Exercise brief:
Select and reproduce each line of the listing below that bears the string "this".

Data shown:
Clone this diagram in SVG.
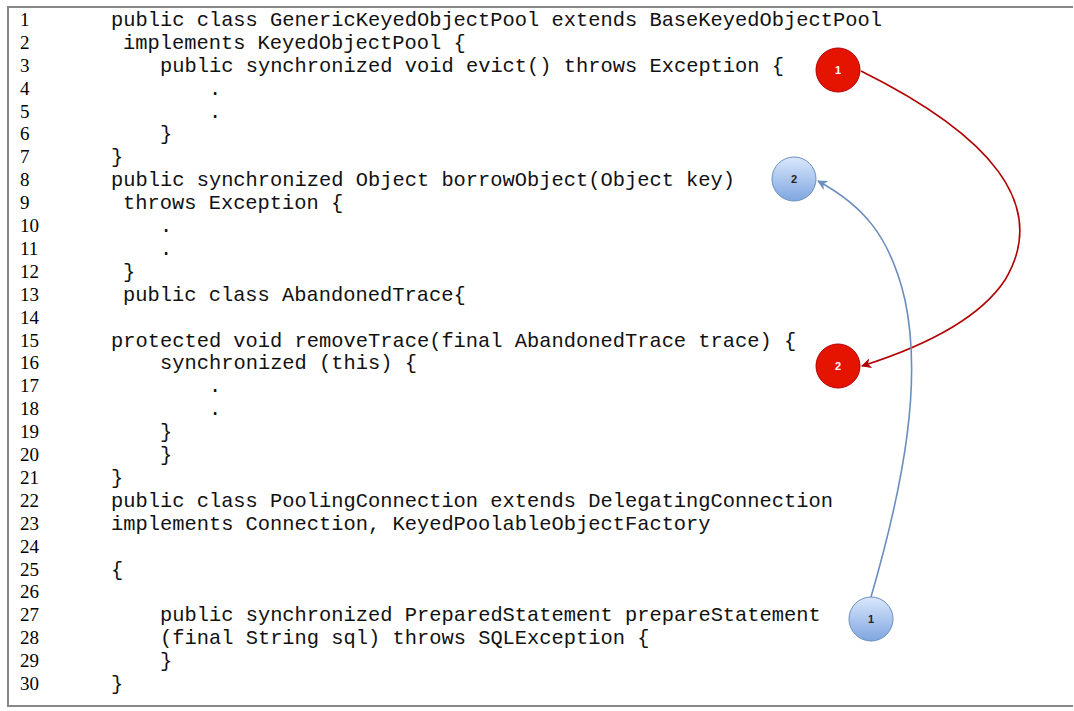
<svg xmlns="http://www.w3.org/2000/svg" width="1074" height="711" viewBox="0 0 1074 711">
<style>
.ln{font-family:"Liberation Serif",serif;font-size:19px;fill:#000}
.code{font-family:"Liberation Mono",monospace;font-size:20.4px;fill:#111;white-space:pre}
.red circle{fill:#e51400;stroke:#b20000;stroke-width:1}
.blue circle{fill:url(#bg);stroke:#6c8ebf;stroke-width:1}
.lbl{font-family:"Liberation Sans",Arial,sans-serif;font-size:11px;font-weight:bold;text-anchor:middle}
.red .lbl{fill:#fff}
.blue .lbl{fill:#222}
</style>
<defs>
<linearGradient id="bg" x1="0" y1="0" x2="0" y2="1">
<stop offset="0" stop-color="#dae8fc"/>
<stop offset="1" stop-color="#7ea6e0"/>
</linearGradient>
<marker id="ar" viewBox="0 0 10 10" refX="9" refY="5" markerWidth="6.5" markerHeight="6.5" orient="auto-start-reverse" markerUnits="strokeWidth">
<path d="M0,0 L10,5 L0,10 L3,5 Z" fill="#b20000"/>
</marker>
<marker id="ab" viewBox="0 0 10 10" refX="9" refY="5" markerWidth="6.5" markerHeight="6.5" orient="auto-start-reverse" markerUnits="strokeWidth">
<path d="M0,0 L10,5 L0,10 L3,5 Z" fill="#6c8ebf"/>
</marker>
</defs>
<rect x="0" y="0" width="1074" height="711" fill="#fff"/>
<g id="frame" fill="none" stroke="#888" stroke-width="2">
<path d="M1073,7 L8,7 L8,706 L1073,706"/>
</g>
<g id="linenumbers" class="ln">
<text x="20" y="26">1</text>
<text x="20" y="49">2</text>
<text x="20" y="72">3</text>
<text x="20" y="95">4</text>
<text x="20" y="118">5</text>
<text x="20" y="140">6</text>
<text x="20" y="163">7</text>
<text x="20" y="186">8</text>
<text x="20" y="209">9</text>
<text x="20" y="232">10</text>
<text x="20" y="255">11</text>
<text x="20" y="278">12</text>
<text x="20" y="301">13</text>
<text x="20" y="324">14</text>
<text x="20" y="347">15</text>
<text x="20" y="369">16</text>
<text x="20" y="392">17</text>
<text x="20" y="415">18</text>
<text x="20" y="438">19</text>
<text x="20" y="461">20</text>
<text x="20" y="484">21</text>
<text x="20" y="507">22</text>
<text x="20" y="530">23</text>
<text x="20" y="553">24</text>
<text x="20" y="576">25</text>
<text x="20" y="598">26</text>
<text x="20" y="621">27</text>
<text x="20" y="644">28</text>
<text x="20" y="667">29</text>
<text x="20" y="690">30</text>
</g>
<g id="code" class="code">
<text x="111" y="26">public class GenericKeyedObjectPool extends BaseKeyedObjectPool</text>
<text x="123" y="49">implements KeyedObjectPool {</text>
<text x="160" y="72">public synchronized void evict() throws Exception {</text>
<text x="209" y="95">.</text>
<text x="209" y="118">.</text>
<text x="160" y="140">}</text>
<text x="111" y="163">}</text>
<text x="111" y="186">public synchronized Object borrowObject(Object key)</text>
<text x="123" y="209">throws Exception {</text>
<text x="160" y="232">.</text>
<text x="160" y="255">.</text>
<text x="123" y="278">}</text>
<text x="123" y="301">public class AbandonedTrace{</text>
<text x="111" y="347">protected void removeTrace(final AbandonedTrace trace) {</text>
<text x="160" y="369">synchronized (this) {</text>
<text x="209" y="392">.</text>
<text x="209" y="415">.</text>
<text x="160" y="438">}</text>
<text x="160" y="461">}</text>
<text x="111" y="484">}</text>
<text x="111" y="507">public class PoolingConnection extends DelegatingConnection</text>
<text x="111" y="530">implements Connection, KeyedPoolableObjectFactory</text>
<text x="111" y="576">{</text>
<text x="160" y="621">public synchronized PreparedStatement prepareStatement</text>
<text x="160" y="644">(final String sql) throws SQLException {</text>
<text x="160" y="667">}</text>
<text x="111" y="690">}</text>
</g>
<g id="connectors" fill="none" stroke-width="1.6">
<path d="M861,71 C990,135 1050,205 1005,280 C980,318 925,346 862,366" stroke="#b20000" marker-end="url(#ar)"/>
<path d="M871,597 C905,480 922,380 905,300 C890,235 862,205 818,181" stroke="#6c8ebf" marker-end="url(#ab)"/>
</g>
<g id="red1" class="red"><circle cx="838" cy="70" r="22"/><text class="lbl" x="838" y="74">1</text></g>
<g id="red2" class="red"><circle cx="838" cy="366" r="22"/><text class="lbl" x="838" y="370">2</text></g>
<g id="blue2" class="blue"><circle cx="794" cy="179" r="22"/><text class="lbl" x="794" y="183">2</text></g>
<g id="blue1" class="blue"><circle cx="871" cy="619" r="22"/><text class="lbl" x="871" y="623">1</text></g>
</svg>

Answer to the problem:
Clone this diagram in SVG.
<text x="160" y="369">synchronized (this) {</text>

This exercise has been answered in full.